[GIVEN REQUEST]
Everything from the line with "Write a LaTeX" down to the line with "(0,0) rectangle (1437,873);" below must be printed exactly, those two lines included. Exclude pictures.

[Data records]
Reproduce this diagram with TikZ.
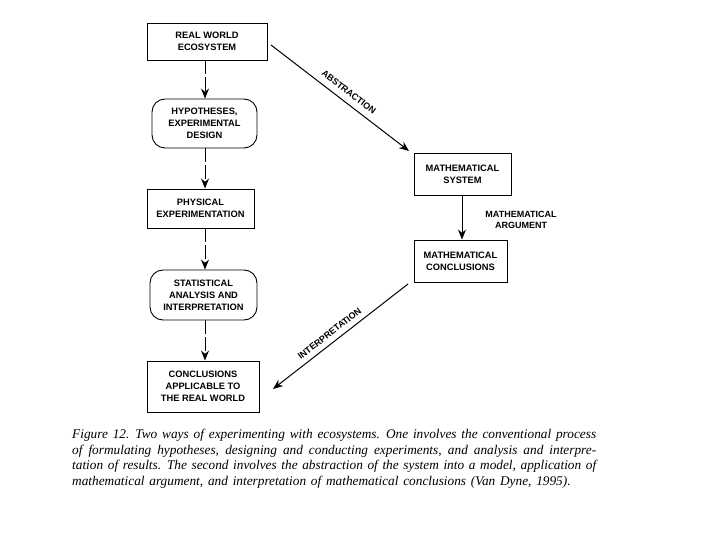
\documentclass[tikz,border=0pt]{standalone}
\usepackage{fontspec}
\setmainfont{Liberation Serif}
\setsansfont{Liberation Sans}
\usetikzlibrary{arrows.meta}
\newcommand{\capline}[1]{\makebox[524pt][s]{#1}}
\newcommand{\capsp}{\spaceskip=4.8pt plus 4pt minus 1pt\relax}
\begin{document}
\begin{tikzpicture}[x=1pt,y=-1pt,
  box/.style={draw,line width=0.9pt,font=\sffamily\bfseries\fontsize{9.3}{12}\selectfont,align=center,inner sep=0pt},
  rbox/.style={box,rounded corners=13pt},
  conn/.style={line width=1pt,-{Stealth[length=10pt,width=8pt]}},
  vconn/.style={conn,dash pattern=on 14pt off 3pt},
  lbl/.style={font=\sffamily\bfseries\fontsize{9}{11}\selectfont,align=center}]
\useasboundingbox (0,0) rectangle (720,540);
\node[box,minimum width=120pt,minimum height=37pt] (rw) at (207,41.5) {REAL WORLD\\ECOSYSTEM};
\node[rbox,minimum width=105pt,minimum height=49pt] (hy) at (204.5,123.5) {HYPOTHESES,\\EXPERIMENTAL\\DESIGN};
\node[box,minimum width=107pt,minimum height=39pt] (pe) at (200.5,208.5) {PHYSICAL\\EXPERIMENTATION};
\node[rbox,minimum width=107pt,minimum height=50pt] (sa) at (203.5,295) {STATISTICAL\\ANALYSIS AND\\INTERPRETATION};
\node[box,minimum width=112pt,minimum height=51pt] (co) at (203,386.5) {CONCLUSIONS\\APPLICABLE TO\\THE REAL WORLD};
\node[box,minimum width=97pt,minimum height=42pt] (ms) at (462.5,174) {MATHEMATICAL\\SYSTEM};
\node[box,minimum width=93pt,minimum height=42pt] (mc) at (460.5,261) {MATHEMATICAL\\CONCLUSIONS};
\draw[vconn] (rw.south -| 205,0) -- (hy.north -| 205,0);
\draw[vconn] (hy.south -| 205,0) -- (pe.north -| 205,0);
\draw[vconn] (pe.south -| 205,0) -- (sa.north -| 205,0);
\draw[vconn] (sa.south -| 205,0) -- (co.north -| 205,0);
\draw[conn] (ms.south -| 462,0) -- (mc.north -| 462,0);
\coordinate (a1) at (271,45);
\coordinate (a2) at (409,151);
\draw[conn] (a1) -- node[lbl,sloped,above=3pt,pos=0.52] {ABSTRACTION} (a2);
\coordinate (b1) at (408,284);
\coordinate (b2) at (273,389);
\draw[conn] (b1) -- node[lbl,sloped,above=2pt,pos=0.54] {INTERPRETATION} (b2);
\node[lbl] (ma) at (521,219.5) {MATHEMATICAL\\ARGUMENT};
\node[font=\itshape\fontsize{13.3}{15.6}\selectfont\capsp,align=left,inner sep=0pt,anchor=north west] (cap) at (72,429)
{\capline{Figure 12. Two ways of experimenting with ecosystems. One involves the conventional process}\\
\capline{of formulating hypotheses, designing and conducting experiments, and analysis and interpre-}\\
\capline{tation of results. The second involves the abstraction of the system into a model, application of}\\
mathematical argument, and interpretation of mathematical conclusions (Van Dyne, 1995).};
\end{tikzpicture}
\end{document}
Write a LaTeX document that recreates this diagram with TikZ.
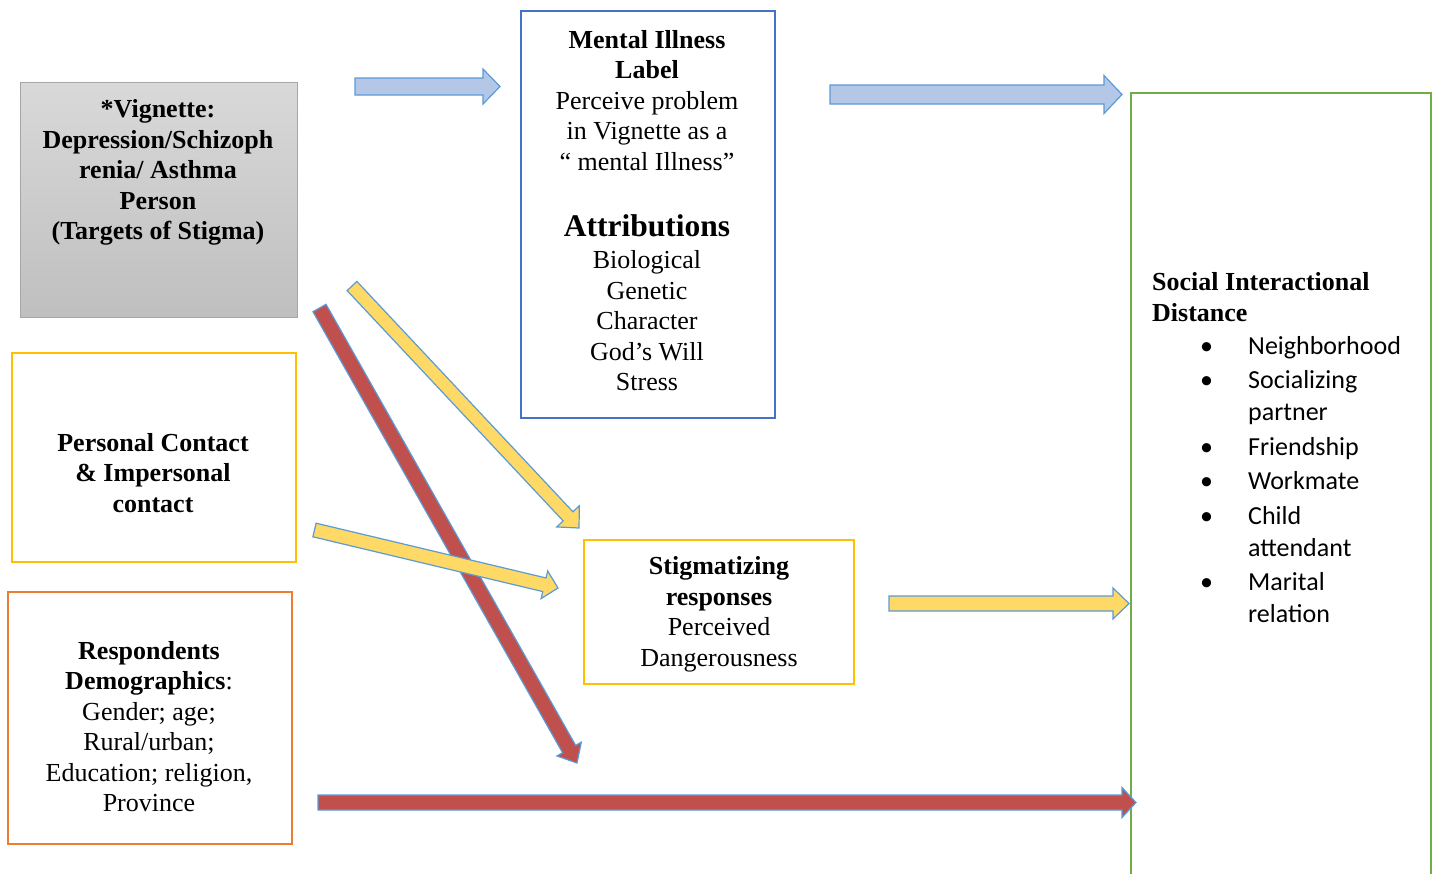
\documentclass[tikz,border=0pt]{standalone}
\usepackage{fontspec}
\setmainfont{Liberation Serif}
\newfontfamily\calibri{Carlito}
\usetikzlibrary{calc}

\definecolor{boxblue}{HTML}{4472C4}
\definecolor{boxgold}{HTML}{FFC000}
\definecolor{boxorange}{HTML}{ED7D31}
\definecolor{boxgreen}{HTML}{70AD47}
\definecolor{boxgray}{HTML}{A6A6A6}
\definecolor{arrowblue}{HTML}{B4C7E7}
\definecolor{arrowyellow}{HTML}{FFD966}
\definecolor{arrowred}{HTML}{C0504D}
\definecolor{rimblue}{HTML}{5B9BD5}

\tikzset{
  box/.style={draw, line width=2.8pt, inner sep=0pt},
  txt/.style={align=center, inner sep=0pt, font=\fontsize{26}{30.5}\selectfont},
  blockarrow/.style n args={3}{draw=rimblue, line width=1.2pt, line join=miter,
    to path={
      ($(\tikztostart)!#1pt!90:(\tikztotarget)$)
      -- ($($(\tikztotarget)!#2pt!(\tikztostart)$)!#1pt!90:(\tikztotarget)$)
      -- ($($(\tikztotarget)!#2pt!(\tikztostart)$)!#3pt!90:(\tikztotarget)$)
      -- (\tikztotarget)
      -- ($($(\tikztotarget)!#2pt!(\tikztostart)$)!#3pt!-90:(\tikztotarget)$)
      -- ($($(\tikztotarget)!#2pt!(\tikztostart)$)!#1pt!-90:(\tikztotarget)$)
      -- ($(\tikztostart)!#1pt!-90:(\tikztotarget)$)
      -- cycle}}
}

\begin{document}
\begin{tikzpicture}[x=1pt, y=-1pt]
  \useasboundingbox (0,0) rectangle (1437,873);

  % Boxes
  \node[draw=boxgray, line width=1pt, inner sep=0pt, top color=gray!30, bottom color=gray!50,
        minimum width=277pt, minimum height=235pt] (vignette) at (158.5,199.5) {};
  \node[box, draw=boxblue, minimum width=254pt, minimum height=407pt] (label) at (648,214.5) {};
  \node[box, draw=boxgold, minimum width=284pt, minimum height=209pt] (contact) at (154,457.5) {};
  \node[box, draw=boxorange, minimum width=284pt, minimum height=252pt] (demo) at (150,718) {};
  \node[box, draw=boxgold, minimum width=270pt, minimum height=144pt] (stigma) at (719,612) {};
  \node[box, draw=boxgreen, minimum width=300pt, minimum height=807pt] (distance) at (1281,496.5) {};

  % Texts
  \node[txt, font=\fontsize{26}{30.5}\selectfont\bfseries] (vigtext) at (158,172.5)
    {*Vignette:\\Depression/Schizoph\\renia/ Asthma\\Person\\(Targets of Stigma)};
  \node[txt] (labeltext) at (647,100.5)
    {\textbf{Mental Illness}\\\textbf{Label}\\Perceive problem\\in Vignette as a\\“ mental Illness”};
  \node[txt, font=\fontsize{31.5}{34}\selectfont\bfseries] (attrtitle) at (647,226) {Attributions};
  \node[txt] (attrtext) at (647,321)
    {Biological\\Genetic\\Character\\God’s Will\\Stress};
  \node[txt, font=\fontsize{26}{30.5}\selectfont\bfseries] (contacttext) at (153,473)
    {Personal Contact\\\& Impersonal\\contact};
  \node[txt] (demotext) at (149,726.5)
    {\textbf{Respondents}\\\textbf{Demographics}:\\Gender; age;\\Rural/urban;\\Education; religion,\\Province};
  \node[txt] (stigmatext) at (719,614.5)
    {\textbf{Stigmatizing}\\\textbf{responses}\\Perceived\\Dangerousness};
  \node[txt, align=left, anchor=west, font=\fontsize{26}{31}\selectfont\bfseries] (distancetitle) at (1152,297.5)
    {Social Interactional\\Distance};
  \node[txt, align=left, anchor=west, font=\fontsize{26}{32}\selectfont\calibri] (distancelist) at (1200,479.5)
    {\makebox[48pt][l]{•}Neighborhood\\[2.5pt]
     \makebox[48pt][l]{•}Socializing\\
     \hspace*{48pt}partner\\[2.5pt]
     \makebox[48pt][l]{•}Friendship\\[2.5pt]
     \makebox[48pt][l]{•}Workmate\\[2.5pt]
     \makebox[48pt][l]{•}Child\\
     \hspace*{48pt}attendant\\[2.5pt]
     \makebox[48pt][l]{•}Marital\\
     \hspace*{48pt}relation};

  % Arrow ends
  \coordinate (vig-label) at (355,86.5);
  \coordinate (label-in) at (500,86.5);
  \coordinate (label-out) at (830,94.5);
  \coordinate (distance-top) at (1122,94.5);
  \coordinate (vig-stigma) at (352,286);
  \coordinate (stigma-top) at (579,528);
  \coordinate (contact-out) at (314.5,530);
  \coordinate (stigma-left) at (558,588);
  \coordinate (vig-demo) at (319.5,308);
  \coordinate (demo-end) at (577,763);
  \coordinate (stigma-out) at (889,603.5);
  \coordinate (distance-mid) at (1129,603.5);
  \coordinate (demo-out) at (318,802.5);
  \coordinate (distance-low) at (1136,802.5);

  % Arrows
  \draw[blockarrow={8.5}{17}{17.5}, fill=arrowblue] (vig-label) to (label-in);
  \draw[blockarrow={9.5}{18}{19}, fill=arrowblue] (label-out) to (distance-top);
  \draw[blockarrow={7.5}{16}{14}, fill=arrowred] (vig-demo) to (demo-end);
  \draw[blockarrow={6.7}{16}{15.5}, fill=arrowyellow] (vig-stigma) to (stigma-top);
  \draw[blockarrow={7}{14}{14.2}, fill=arrowyellow] (contact-out) to (stigma-left);
  \draw[blockarrow={7.5}{16}{15.5}, fill=arrowyellow] (stigma-out) to (distance-mid);
  \draw[blockarrow={7.5}{14}{15}, fill=arrowred] (demo-out) to (distance-low);
\end{tikzpicture}
\end{document}
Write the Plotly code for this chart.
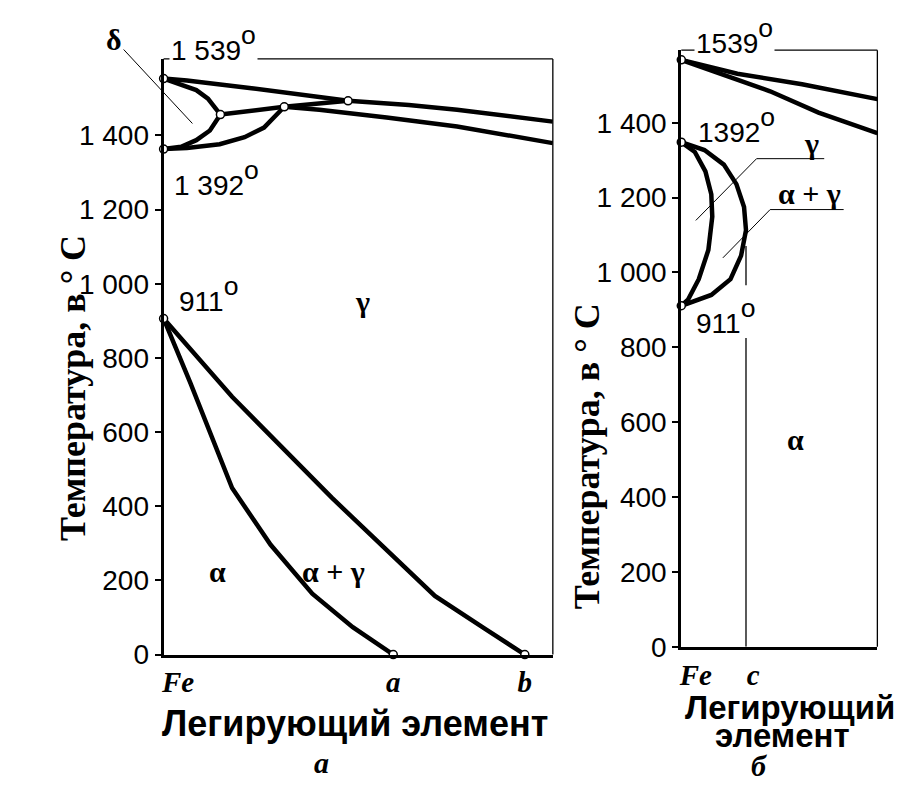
import plotly.graph_objects as go

# ---------------- data ----------------
T_TICKS = [0, 200, 400, 600, 800, 1000, 1200, 1400]
T_TICK_LABELS = ["0", "200", "400", "600", "800", "1 000", "1 200", "1 400"]

# panel a (x: share of the axis, 0..100)
a_liq_x = [0, 6.0, 22.6, 39.2, 47.4, 63.0, 75.4, 100]
a_liq_t = [1553, 1548, 1527, 1506, 1493, 1482, 1469, 1437]
a_sol_x = [31.0, 40.0, 57.3, 75.4, 100]
a_sol_t = [1477, 1469, 1448, 1424, 1379]
a_per_x = [31.0, 47.4]
a_per_t = [1477, 1493]
a_dup_x = [0, 4.5, 8.4, 11.4, 13.4, 14.6]
a_dup_t = [1553, 1537, 1522, 1499, 1474, 1456]
a_dlo_x = [0, 4.5, 8.4, 11.9, 14.6]
a_dlo_t = [1363, 1369, 1387, 1413, 1456]
a_mid_x = [14.6, 22.6, 31.0]
a_mid_t = [1456, 1466, 1477]
a_glo_x = [0, 6.0, 14.4, 20.8, 25.8, 31.0]
a_glo_t = [1363, 1366, 1376, 1395, 1421, 1477]
a_out_x = [0, 17.6, 43.2, 69.7, 82.6, 92.8]
a_out_t = [906, 695, 423, 158, 69, 0]
a_in_x = [0, 6.9, 17.6, 27.5, 38.2, 48.6, 59.0]
a_in_t = [906, 732, 449, 296, 164, 74, 0]
a_pts_x = [0, 0, 14.6, 31.0, 47.4, 0, 59.0, 92.8]
a_pts_t = [1553, 1363, 1456, 1477, 1493, 906, 0, 0]
a_comp = [0, 59.0, 92.8]
a_comp_labels = ["\u00a0\u00a0\u00a0\u00a0Fe", "a", "b"]

# panel б
b_liq_x = [0, 28.6, 61.6, 100]
b_liq_t = [1568, 1531, 1503, 1463]
b_sol_x = [0, 20.7, 45.3, 70.0, 100]
b_sol_t = [1568, 1531, 1484, 1427, 1372]
b_in_x = [0, 6.9, 12.3, 15.3, 15.8, 13.8, 8.9, 3.4, 0]
b_in_t = [1348, 1322, 1270, 1209, 1149, 1060, 982, 927, 911]
b_out_x = [0, 11.8, 21.7, 28.1, 32.0, 33.0, 30.5, 25.1, 15.3, 0]
b_out_t = [1348, 1327, 1288, 1236, 1175, 1113, 1045, 982, 940, 911]
b_pts_x = [0, 0, 0]
b_pts_t = [1568, 1348, 911]
b_comp = [0, 33.0]
b_comp_labels = ["\u00a0\u00a0\u00a0\u00a0Fe", "\u00a0\u00a0c"]
b_cline_x = [33.0, 33.0, None, 33.0, 33.0]
b_cline_t = [1071, 966, None, 825, 0]
b_lead_g_x = [7.4, 38.4, 72.9]
b_lead_g_t = [1139, 1304, 1304]
b_lead_ag_x = [21.2, 45.3, 82.8]
b_lead_ag_t = [1039, 1168, 1168]

# ---------------- figure ----------------
W, H = 908, 787
fig = go.Figure()
THICK = 4.5
K = "black"


def curve(x, y, xa="x", ya="y", w=THICK):
    fig.add_trace(go.Scatter(x=x, y=y, mode="lines", xaxis=xa, yaxis=ya,
                             line=dict(color=K, width=w), hoverinfo="skip",
                             showlegend=False))


for xs, ys in [(a_liq_x, a_liq_t), (a_sol_x, a_sol_t), (a_per_x, a_per_t),
               (a_dup_x, a_dup_t), (a_dlo_x, a_dlo_t), (a_mid_x, a_mid_t),
               (a_glo_x, a_glo_t), (a_out_x, a_out_t), (a_in_x, a_in_t)]:
    curve(xs, ys)

for xs, ys in [(b_liq_x, b_liq_t), (b_sol_x, b_sol_t), (b_in_x, b_in_t),
               (b_out_x, b_out_t)]:
    curve(xs, ys, "x2", "y2")
curve(b_cline_x, b_cline_t, "x2", "y2", 1.3)
curve(b_lead_g_x, b_lead_g_t, "x2", "y2", 1)
curve(b_lead_ag_x, b_lead_ag_t, "x2", "y2", 1)

mk = dict(symbol="circle", size=8, color="white", line=dict(color=K, width=1.5))
fig.add_trace(go.Scatter(x=a_pts_x, y=a_pts_t, mode="markers", marker=mk,
                         cliponaxis=False, showlegend=False, hoverinfo="skip"))
fig.add_trace(go.Scatter(x=b_pts_x, y=b_pts_t, mode="markers", marker=mk,
                         xaxis="x2", yaxis="y2", cliponaxis=False,
                         showlegend=False, hoverinfo="skip"))

SANS = "Liberation Sans"
SERIF = "Liberation Serif"
tickfont = dict(family=SANS, size=28, color=K)
xtickfont = dict(family=SERIF, size=29, color=K, weight="bold", style="italic")

yax = dict(range=[0, 1606], tickvals=T_TICKS, ticktext=T_TICK_LABELS,
           ticks="outside", ticklen=6, tickwidth=2, tickcolor=K,
           showline=True, linewidth=3, linecolor=K, showgrid=False,
           zeroline=False, tickfont=tickfont, fixedrange=True)
xax = dict(range=[0, 100], tickvals=a_comp, ticktext=a_comp_labels, ticks="",
           showline=True, linewidth=3, linecolor=K, showgrid=False,
           zeroline=False, tickfont=xtickfont, fixedrange=True)

fig.update_layout(
    width=W, height=H, margin=dict(l=0, r=0, t=0, b=0),
    paper_bgcolor="white", plot_bgcolor="white", showlegend=False,
    xaxis=dict(xax, domain=[129 / W, 532 / W], anchor="y"),
    yaxis=dict(yax, domain=[(H - 660) / H, (H - 52) / H], anchor="x"),
    xaxis2=dict(xax, domain=[665 / W, 868 / W], anchor="y2",
                tickvals=b_comp, ticktext=b_comp_labels),
    yaxis2=dict(yax, domain=[(H - 652) / H, (H - 43) / H], anchor="x2",
                range=[0, 1594]),
)

# thin top / right frame lines
for xr, yr in [("x domain", "y domain"), ("x2 domain", "y2 domain")]:
    fig.add_shape(type="line", xref=xr, yref=yr, x0=0, x1=1, y0=1, y1=1,
                  line=dict(color=K, width=1.3))
    fig.add_shape(type="line", xref=xr, yref=yr, x0=1, x1=1, y0=0, y1=1,
                  line=dict(color=K, width=1.3))

ann = []
DEG = "<span style='font-size:38px'><sup>o</sup></span>"


def txt(text, x, y, xref="x", yref="y", size=28, family=SANS, xanchor="left",
        bg=None, **kw):
    d = dict(text=text, x=x, y=y, xref=xref, yref=yref, showarrow=False,
             font=dict(family=family, size=size, color=K), xanchor=xanchor,
             yanchor="middle", **kw)
    if bg:
        d["bgcolor"] = bg
    ann.append(d)


# panel a texts
txt("1 539" + DEG, 1.5, 1600, bg="white", yshift=18)
txt("1 392" + DEG, 2.2, 1270, yshift=6)
txt("911" + DEG, 3.5, 965, yshift=3)
txt("<b>γ</b>", 51, 951, size=30, family=SERIF, xanchor="center")
txt("<b>α</b>", 13.9, 225, size=30, family=SERIF, xanchor="center")
txt("<b>α + γ</b>", 43.7, 225, size=30, family=SERIF, xanchor="center")
ann.append(dict(text="<b>δ</b>", x=7.4, y=1432, ax=-12.7, ay=1659,
                xref="x", yref="y", axref="x", ayref="y", showarrow=True,
                arrowhead=0, arrowwidth=1, arrowcolor=K, standoff=0,
                font=dict(family=SERIF, size=30, color=K)))

# panel б texts
txt("1539" + DEG, 6.4, 1590, "x2", "y2", bg="white", yshift=16)
txt("1392" + DEG, 7.4, 1385, "x2", "y2", yshift=3)
txt("911" + DEG, 6.4, 875, "x2", "y2", yshift=3)
txt("<b>γ</b>", 66.5, 1345, "x2", "y2", size=30, family=SERIF, xanchor="center")
txt("<b>α + γ</b>", 65.5, 1212, "x2", "y2", size=30, family=SERIF,
    xanchor="center")
txt("<b>α</b>", 58.1, 555, "x2", "y2", size=30, family=SERIF, xanchor="center")


def paper(text, px, py, size, family, angle=0):
    ann.append(dict(text=text, x=px / W, y=(H - py) / H, xref="paper",
                    yref="paper", showarrow=False, textangle=angle,
                    xanchor="center", yanchor="middle",
                    font=dict(family=family, size=size, color=K)))


ytitle = "<b>Температура, в ° С</b>"
paper(ytitle, 35, 388, 36, SERIF, -90)
paper(ytitle, 567, 458, 36, SERIF, -90)
paper("<b>Легирующий элемент</b>", 327, 730, 36, SANS)
paper("<b><i>a</i></b>", 292, 770, 30, SERIF)
paper("<b>Легирующий</b>", 778, 714, 33, SANS)
paper("<b>элемент</b>", 770, 743, 33, SANS)
paper("<b><i>б</i></b>", 745, 773, 30, SERIF)

fig.update_layout(annotations=ann)
fig.write_html("out.html")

[TASK ANSWER]
Write a LaTeX document that recreates this diagram with TikZ.
\documentclass[tikz,border=0pt]{standalone}
\usepackage{fontspec}
\setmainfont{Liberation Serif}
\newfontfamily\calibri{Carlito}
\usetikzlibrary{calc}

\definecolor{boxblue}{HTML}{4472C4}
\definecolor{boxgold}{HTML}{FFC000}
\definecolor{boxorange}{HTML}{ED7D31}
\definecolor{boxgreen}{HTML}{70AD47}
\definecolor{boxgray}{HTML}{A6A6A6}
\definecolor{arrowblue}{HTML}{B4C7E7}
\definecolor{arrowyellow}{HTML}{FFD966}
\definecolor{arrowred}{HTML}{C0504D}
\definecolor{rimblue}{HTML}{5B9BD5}

\tikzset{
  box/.style={draw, line width=2.8pt, inner sep=0pt},
  txt/.style={align=center, inner sep=0pt, font=\fontsize{26}{30.5}\selectfont},
  blockarrow/.style n args={3}{draw=rimblue, line width=1.2pt, line join=miter,
    to path={
      ($(\tikztostart)!#1pt!90:(\tikztotarget)$)
      -- ($($(\tikztotarget)!#2pt!(\tikztostart)$)!#1pt!90:(\tikztotarget)$)
      -- ($($(\tikztotarget)!#2pt!(\tikztostart)$)!#3pt!90:(\tikztotarget)$)
      -- (\tikztotarget)
      -- ($($(\tikztotarget)!#2pt!(\tikztostart)$)!#3pt!-90:(\tikztotarget)$)
      -- ($($(\tikztotarget)!#2pt!(\tikztostart)$)!#1pt!-90:(\tikztotarget)$)
      -- ($(\tikztostart)!#1pt!-90:(\tikztotarget)$)
      -- cycle}}
}

\begin{document}
\begin{tikzpicture}[x=1pt, y=-1pt]
  \useasboundingbox (0,0) rectangle (1437,873);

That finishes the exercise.